Gone are the days when a Canadian family would hop in the car and drive down for a day to the closest city in the U.S. to do a little shopping. But the desire to purchase certain goods in the U.S. still exists. Now, in the world of eCommerce, a British company has made shopping in the U.S. available to Canadians while staying at home.

Borderlinx, headquartered in the U.K. with additional offices in Brussels, was established by experts in eCommerce, logistics management and international trade. The company enables U.S. retailers to sell their products to a global marketplace by providing innovative eCommerce management solutions. Similarly, consumers globally are provided access to the best quality products at the best possible prices.

Canadian Visa credit card holders are now able to purchase goods online from American retailers with relative ease. Through Borderlinx, Canadian shoppers are provided with a U.S. address and shipping services. This makes previously hard to access stores as simple as shopping from the store around the corner. Studies conducted by Visa revealed that 37% of Canadian online shoppers prefer shopping from U.S. stores due to the variety of products available. The Borderlinx service simplifies the shopping procedures and provides an on-screen calculator that allows shoppers to know exactly what will be the final price of their purchase.
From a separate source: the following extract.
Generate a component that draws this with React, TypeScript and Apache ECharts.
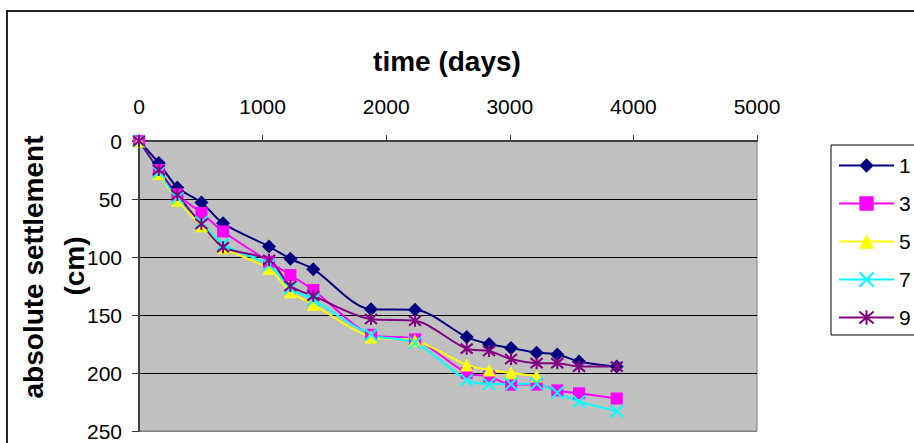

Additionally, shoppers through this service have the option of consolidating their purchases from several U.S. stores into one shipment, thus reducing shipping prices.

Canada is the first country to utilize this shopping agreement with Visa although other countries are expected to join later this year.

In the current economic climate, when consumers are careful how they spend their money, this new service affords shoppers an excellent way to make informed shopping decisions.